Depression is sunbathing at the beach, being aware of the way the skin warms even as the insides chill when subjected to prolonged cerebral conversation. It’s hearing nearby children laughing while building a sand castle then reciting the pledge of allegiance that they’d probably just learned in school, now out for the summer, and it’s finding all of that is somehow absurd. All the while, you tell yourself that that is normal, combating those negative thoughts, simultaneously only reminding yourself you’re still not normal.
Depression is plotting to fill all the empty hours between rising and sleeping again, searching for tasks to occupy those waking moments at a functional level and for purpose and worth at a spiritual one. It’s doing those things even though you don’t feel like doing them because you secretly hope that doing them will bring you out of the darkness. It’s knowing that just because you can’t feel God’s presence doesn’t mean He’s not real – in reality, you don’t feel anything anyway.
Depression is failing to see a photograph worth taking, browsing through the camera roll to discover what used to be worth capturing in digital, and wondering if you’ll ever see beauty in the horizon again. And when you realize that, you force yourself to stop and snap a selfie, then frown at the image on your screen. Depression is watching family home videos and trying to remember what all that joy and inspiration once felt like. It’s questioning why, when you want it so badly, you can’t just be that person again.
Depression is clicking “Delete” on every piece of junk mail in the inbox, instantaneously resisting any possible temptation, unable to fathom how one could possibly need anything at all.

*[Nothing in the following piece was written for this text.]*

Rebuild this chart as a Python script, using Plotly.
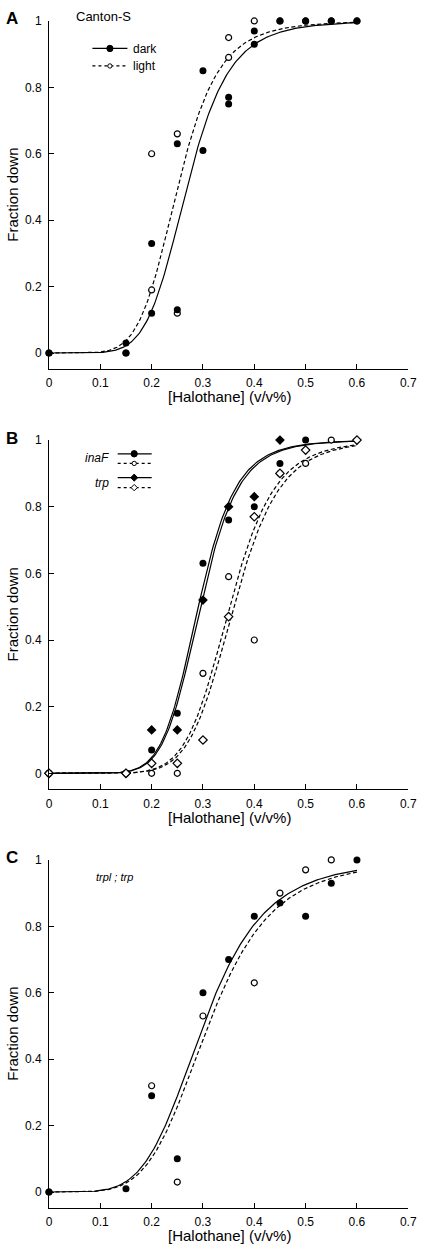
import numpy as np
import plotly.graph_objects as go

W, H = 427, 1252
FONT = "Liberation Sans, Arial, Helvetica, sans-serif"

# ---------------- data ----------------
x_tick_vals = [0, 0.1, 0.2, 0.3, 0.4, 0.5, 0.6, 0.7]
x_tick_text = ["0", "0.1", "0.2", "0.3", "0.4", "0.5", "0.6", "0.7"]
y_tick_vals = [0, 0.2, 0.4, 0.6, 0.8, 1.0]
y_tick_text = ["0", "0.2", "0.4", "0.6", "0.8", "1"]

# Panel A: Canton-S
a_dark_x = [0, 0.15, 0.15, 0.2, 0.2, 0.25, 0.25, 0.3, 0.3, 0.35, 0.35, 0.4, 0.4, 0.45, 0.5, 0.55, 0.6]
a_dark_y = [0, 0.03, 0.0, 0.33, 0.12, 0.63, 0.13, 0.85, 0.61, 0.77, 0.75, 0.97, 0.93, 1.0, 1.0, 1.0, 1.0]
a_light_x = [0, 0.15, 0.2, 0.2, 0.25, 0.25, 0.35, 0.35, 0.4, 0.45, 0.5, 0.55, 0.6]
a_light_y = [0, 0.0, 0.60, 0.19, 0.66, 0.12, 0.95, 0.89, 1.0, 1.0, 1.0, 1.0, 1.0]
a_dark_fit = dict(ec50=0.269, n=6.5)
a_light_fit = dict(ec50=0.251, n=6.3)

# Panel B: inaF and trp
b_inaf_dark_x = [0, 0.15, 0.2, 0.25, 0.3, 0.35, 0.4, 0.45, 0.5]
b_inaf_dark_y = [0, 0.0, 0.07, 0.18, 0.63, 0.76, 0.80, 0.93, 1.0]
b_inaf_light_x = [0, 0.15, 0.2, 0.25, 0.3, 0.35, 0.4, 0.45, 0.5, 0.55]
b_inaf_light_y = [0, 0.0, 0.0, 0.0, 0.30, 0.59, 0.40, 0.90, 0.93, 1.0]
b_trp_dark_x = [0, 0.15, 0.2, 0.25, 0.3, 0.35, 0.4, 0.45]
b_trp_dark_y = [0, 0.0, 0.13, 0.13, 0.52, 0.80, 0.83, 1.0]
b_trp_light_x = [0, 0.15, 0.2, 0.25, 0.3, 0.35, 0.4, 0.45, 0.5, 0.6]
b_trp_light_y = [0, 0.0, 0.03, 0.03, 0.10, 0.47, 0.77, 0.90, 0.97, 1.0]
b_inaf_dark_fit = dict(ec50=0.291, n=8.0)
b_trp_dark_fit = dict(ec50=0.295, n=8.0)
b_inaf_light_fit = dict(ec50=0.352, n=8.0)
b_trp_light_fit = dict(ec50=0.360, n=8.0)

# Panel C: trpl ; trp
c_dark_x = [0, 0.15, 0.2, 0.25, 0.3, 0.35, 0.4, 0.45, 0.5, 0.55, 0.6]
c_dark_y = [0, 0.01, 0.29, 0.10, 0.60, 0.70, 0.83, 0.87, 0.83, 0.93, 1.0]
c_light_x = [0, 0.2, 0.25, 0.3, 0.4, 0.45, 0.5, 0.55]
c_light_y = [0, 0.32, 0.03, 0.53, 0.63, 0.90, 0.97, 1.0]
c_dark_fit = dict(ec50=0.300, n=4.95)
c_light_fit = dict(ec50=0.310, n=4.95)

FIT_X_MAX = 0.6

# ---------------- helpers ----------------
def hill(fit):
    x = np.linspace(0, FIT_X_MAX, 241)
    xn = np.power(x, fit["n"])
    return x, xn / (xn + fit["ec50"] ** fit["n"])


def px(x):
    return x / W


def py(y):
    return 1 - y / H


fig = go.Figure()

# panel geometry in pixels: (top of plot, bottom axis line)
panels = {
    "": (14.0, 364.0),
    "2": (435.5, 786.7),
    "3": (857.7, 1207.7),
}
X_LEFT, X_RIGHT = 47.3, 417.0
YRANGE = [-0.048, 1.0]

axis_common = dict(
    showline=True, linecolor="black", linewidth=1,
    ticks="inside", ticklen=5, tickwidth=1, tickcolor="black",
    showgrid=False, zeroline=False,
    tickfont=dict(family=FONT, size=12, color="black"),
)

for suf, (top, bot) in panels.items():
    fig.layout["xaxis" + suf] = dict(
        axis_common, domain=[px(X_LEFT), px(X_RIGHT)], range=[0, 0.7],
        tickvals=x_tick_vals, ticktext=x_tick_text,
        anchor="y" + suf, ticklabelstandoff=3,
    )
    fig.layout["yaxis" + suf] = dict(
        axis_common, domain=[py(bot), py(top)], range=YRANGE,
        tickvals=y_tick_vals, ticktext=y_tick_text,
        anchor="x" + suf, ticklabelstandoff=4,
    )


def curve(fit, suf, dash):
    x, y = hill(fit)
    fig.add_trace(go.Scatter(
        x=x, y=y, mode="lines", xaxis="x" + suf, yaxis="y" + suf,
        line=dict(color="black", width=1.2, dash=dash), showlegend=False,
        hoverinfo="skip"))


def points(xs, ys, suf, symbol, filled):
    size = 7 if symbol == "circle" else 7.5
    if not filled:
        size -= 1
    fig.add_trace(go.Scatter(
        x=xs, y=ys, mode="markers", xaxis="x" + suf, yaxis="y" + suf,
        cliponaxis=False, showlegend=False,
        marker=dict(symbol=symbol, size=size,
                    color="black" if filled else "white",
                    line=dict(color="black", width=1.2 if not filled else 0))))


DASH = "4px,2.5px"

# Panel A
curve(a_dark_fit, "", "solid")
curve(a_light_fit, "", DASH)
points(a_light_x, a_light_y, "", "circle", False)
points(a_dark_x, a_dark_y, "", "circle", True)

# Panel B
curve(b_inaf_dark_fit, "2", "solid")
curve(b_trp_dark_fit, "2", "solid")
curve(b_inaf_light_fit, "2", DASH)
curve(b_trp_light_fit, "2", DASH)
points(b_inaf_dark_x, b_inaf_dark_y, "2", "circle", True)
points(b_trp_dark_x, b_trp_dark_y, "2", "diamond", True)
points(b_inaf_light_x, b_inaf_light_y, "2", "circle", False)
points(b_trp_light_x, b_trp_light_y, "2", "diamond", False)

# Panel C
curve(c_dark_fit, "3", "solid")
curve(c_light_fit, "3", DASH)
points(c_light_x, c_light_y, "3", "circle", False)
points(c_dark_x, c_dark_y, "3", "circle", True)

# ---------------- legends (drawn as shapes) ----------------
shapes = []


def leg_line(x0, x1, y, dash):
    shapes.append(dict(type="line", xref="paper", yref="paper",
                       x0=px(x0), x1=px(x1), y0=py(y), y1=py(y),
                       line=dict(color="black", width=1.2, dash=dash)))


def leg_circle(cx, cy, r, filled):
    shapes.append(dict(type="circle", xref="paper", yref="paper",
                       x0=px(cx - r), x1=px(cx + r), y0=py(cy + r), y1=py(cy - r),
                       fillcolor="black" if filled else "white",
                       line=dict(color="black", width=1)))


def leg_diamond(cx, cy, r, filled):
    path = "M {a},{b} L {c},{d} L {e},{f} L {g},{h} Z".format(
        a=px(cx - r), b=py(cy), c=px(cx), d=py(cy - r),
        e=px(cx + r), f=py(cy), g=px(cx), h=py(cy + r))
    shapes.append(dict(type="path", xref="paper", yref="paper", path=path,
                       fillcolor="black" if filled else "white",
                       line=dict(color="black", width=1)))


# Panel A legend
leg_line(92, 128, 41.7, "solid")
leg_circle(110, 41.7, 3.2, True)
leg_line(92, 128, 59.3, "3px,3px")
leg_circle(110, 59.3, 2.2, False)

# Panel B legend
leg_line(118, 153, 449.3, "solid")
leg_circle(135, 449.3, 3.2, True)
leg_line(118, 153, 459.0, "3px,3px")
leg_circle(135, 459.0, 2.2, False)
leg_line(118, 153, 473.3, "solid")
leg_diamond(135, 473.3, 3.6, True)
leg_line(118, 153, 483.3, "3px,3px")
leg_diamond(135, 483.3, 3.2, False)

# ---------------- text ----------------
annotations = []


def text(t, x, y, size, xanchor="center", angle=0, bold=False, italic=False):
    if bold:
        t = "<b>" + t + "</b>"
    if italic:
        t = "<i>" + t + "</i>"
    annotations.append(dict(text=t, x=px(x), y=py(y), xref="paper", yref="paper",
                            xanchor=xanchor, yanchor="middle", showarrow=False,
                            textangle=angle,
                            font=dict(family=FONT, size=size, color="black")))


for (top, bot), letter in zip(panels.values(), ["A", "B", "C"]):
    text("[Halothane] (v/v%)", (X_LEFT + X_RIGHT) / 2 + 0.5, bot + 28, 15)
    text("Fraction down", 10, (top + bot) / 2, 15, angle=-90)
    text(letter, 9.5, top - 2, 17, bold=True)

text("Canton-S", 73, 10, 13, xanchor="left")
text("dark", 132, 42, 12, xanchor="left")
text("light", 132, 59.5, 12, xanchor="left")
text("inaF", 111, 454, 12, xanchor="right", italic=True)
text("trp", 111, 479, 12, xanchor="right", italic=True)
text("trpl ; trp", 94, 875, 11, xanchor="left", italic=True)

fig.update_layout(
    width=W, height=H, margin=dict(l=0, r=0, t=0, b=0),
    paper_bgcolor="white", plot_bgcolor="white",
    showlegend=False, shapes=shapes, annotations=annotations,
    font=dict(family=FONT, color="black"),
)

fig.write_html(
    "out.html",
    config={"displayModeBar": False},
    post_script="document.body.style.margin='0px';document.body.style.overflow='hidden';",
)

More things would just require more to maintain and take care of and more locations and organizational systems to store them. The muchness and abundance of life overwhelms you.
For years, I found comfort perched on my front porch in this white wicker love seat. I long to feel that again. I don’t know if I’ll write again next week, but I gathered the gumption to try and contribute something to the online community that might be beneficial to another human being that’s out there Google-ing the same search terms as I am. I may have started this post inside, but I came out into the light when I realized what I was doing in avoiding the brighter mood. Shouldn’t that be another sign of progress?